The attack with silenced weapons probably occurred between 3:00 and 4:00 am (0000 and 0100 GMT) on Friday, he said, adding the bodies were found about 9:00 am (0600 GMT) by a family member.
A police lieutenant colonel involved in the investigation said the attack might have a sectarian motive, and could lead to further violence.
"Most of those killed in the two attacks yesterday (Thursday) were Shiite, and the family killed later was Sunni," he said.
"It seems like a sectarian incident, and there is a risk that it might lead to more sectarian violence in the area."
Karkhi said a suicide car bombing near a cafe in Abu Garma on Thursday followed by another bombing inside it as the casualties were being carried out killed eight people and wounded 18 others.

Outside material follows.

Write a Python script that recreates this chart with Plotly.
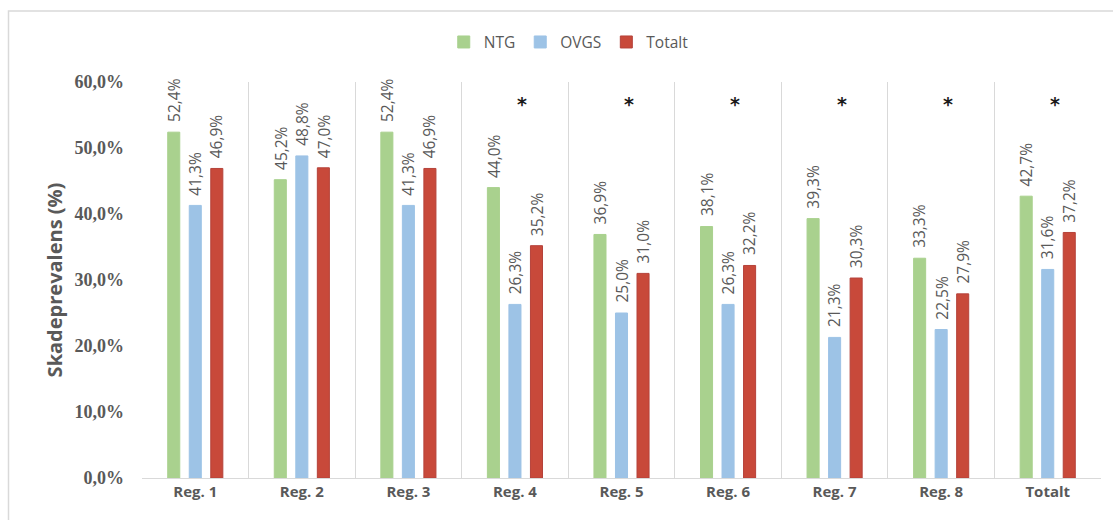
import plotly.graph_objects as go

# Injury prevalence per region and school type
categories = ["Reg. 1", "Reg. 2", "Reg. 3", "Reg. 4", "Reg. 5", "Reg. 6", "Reg. 7", "Reg. 8", "Totalt"]
ntg = [52.4, 45.2, 52.4, 44.0, 36.9, 38.1, 39.3, 33.3, 42.7]
ovgs = [41.3, 48.8, 41.3, 26.3, 25.0, 26.3, 21.3, 22.5, 31.6]
totalt = [46.9, 47.0, 46.9, 35.2, 31.0, 32.2, 30.3, 27.9, 37.2]
# Categories with a significant NTG/OVGS difference
significant = ["Reg. 4", "Reg. 5", "Reg. 6", "Reg. 7", "Reg. 8", "Totalt"]
star_level = 56.6

series = [
    ("NTG", ntg, "#A9D18E", "#A9D18E"),
    ("OVGS", ovgs, "#9DC3E6", "#9DC3E6"),
    ("Totalt", totalt, "#C8493A", "#B5423A"),
]

W, H = 1113, 520
ml, mr, mt, mb = 142, 12, 82, 42
plot_w = W - ml - mr
cat_w = plot_w / len(categories)
bargap = 0.394
slot_px = cat_w * (1 - bargap) / 3

gray = "#595959"
sans = "Open Sans, Lato, sans-serif"
label_font = dict(family=sans, size=15.5, color=gray)

fig = go.Figure()
for name, vals, col, edge in series:
    fig.add_trace(go.Bar(
        name=name, x=categories, y=vals,
        marker=dict(color=col, line=dict(color=edge, width=1)),
        hoverinfo="x+y",
    ))

annotations = []
for si, (name, vals, col, edge) in enumerate(series):
    shift = (si - 1) * slot_px
    for cat, v in zip(categories, vals):
        annotations.append(dict(
            x=cat, y=v, xref="x", yref="y",
            text=f"{v:.1f}%".replace(".", ","),
            textangle=-90, showarrow=False,
            xanchor="center", yanchor="bottom",
            xshift=shift, yshift=8,
            font=label_font,
        ))

for cat in significant:
    annotations.append(dict(
        x=cat, y=star_level, xref="x", yref="y",
        text="*", showarrow=False, xshift=7,
        font=dict(family="DejaVu Sans, sans-serif", size=19, color="#1a1a1a", weight="bold"),
    ))

# Chart frame
frame_x0 = (8.5 - ml) / plot_w
frame_x1 = (W + 20 - ml) / plot_w
plot_h = H - mt - mb
frame_y1 = (H - mb - 11) / plot_h
frame_y0 = (H - mb - (H + 20)) / plot_h

fig.update_layout(
    width=W, height=H,
    margin=dict(l=ml, r=mr, t=mt, b=mb),
    paper_bgcolor="white", plot_bgcolor="white",
    separators=", ",
    barmode="group", bargap=bargap, bargroupgap=0.44,
    showlegend=True,
    legend=dict(
        orientation="h", x=0.445, y=1.10, xanchor="center", yanchor="middle",
        font=dict(family=sans, size=15.5, color=gray),
        itemwidth=30, traceorder="normal",
    ),
    annotations=annotations,
    shapes=[dict(
        type="rect", xref="paper", yref="paper",
        x0=frame_x0, x1=frame_x1, y0=frame_y0, y1=frame_y1,
        line=dict(color="#D9D9D9", width=1.5), fillcolor="rgba(0,0,0,0)",
        layer="below",
    )],
    xaxis=dict(
        type="category", tickson="boundaries",
        showgrid=True, gridcolor="#D9D9D9", gridwidth=1,
        showline=True, linecolor="#D9D9D9", linewidth=1,
        ticks="", ticklen=0,
        tickfont=dict(family=sans, size=15, color=gray, weight="bold"),
    ),
    yaxis=dict(
        range=[0, 60], dtick=10, tickformat=".1f", ticksuffix="%",
        showgrid=False, zeroline=False, showline=False,
        ticks="", ticklabelstandoff=17,
        tickfont=dict(family="Liberation Serif, serif", size=18, color=gray, weight="bold"),
        title=dict(text="Skadeprevalens (%)", standoff=6,
                   font=dict(family=sans, size=20, color=gray, weight="bold")),
    ),
)

fig.write_html("out.html")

Abu Garma is a small village of between 150 and 200 people north of Baquba, the capital of Diyala province. Its centre is mainly Sunni, while its outer areas are mainly Shiite.
The 2006 bombing of the Shiite Al-Askari shrine in Samarra unleashed an orgy of sectarian bombings and death squad murders in which tens of thousands of Iraqis were killed, and many more forced from their homes.
The violence was eventually brought under control when Sunni tribesmen switched sides and began battling militants and the United States sent thousands of additional soldiers.
But while violence is down from its peak in 2006 and 2007, attacks remain common here, killing 112 Iraqis in March, according to government figures.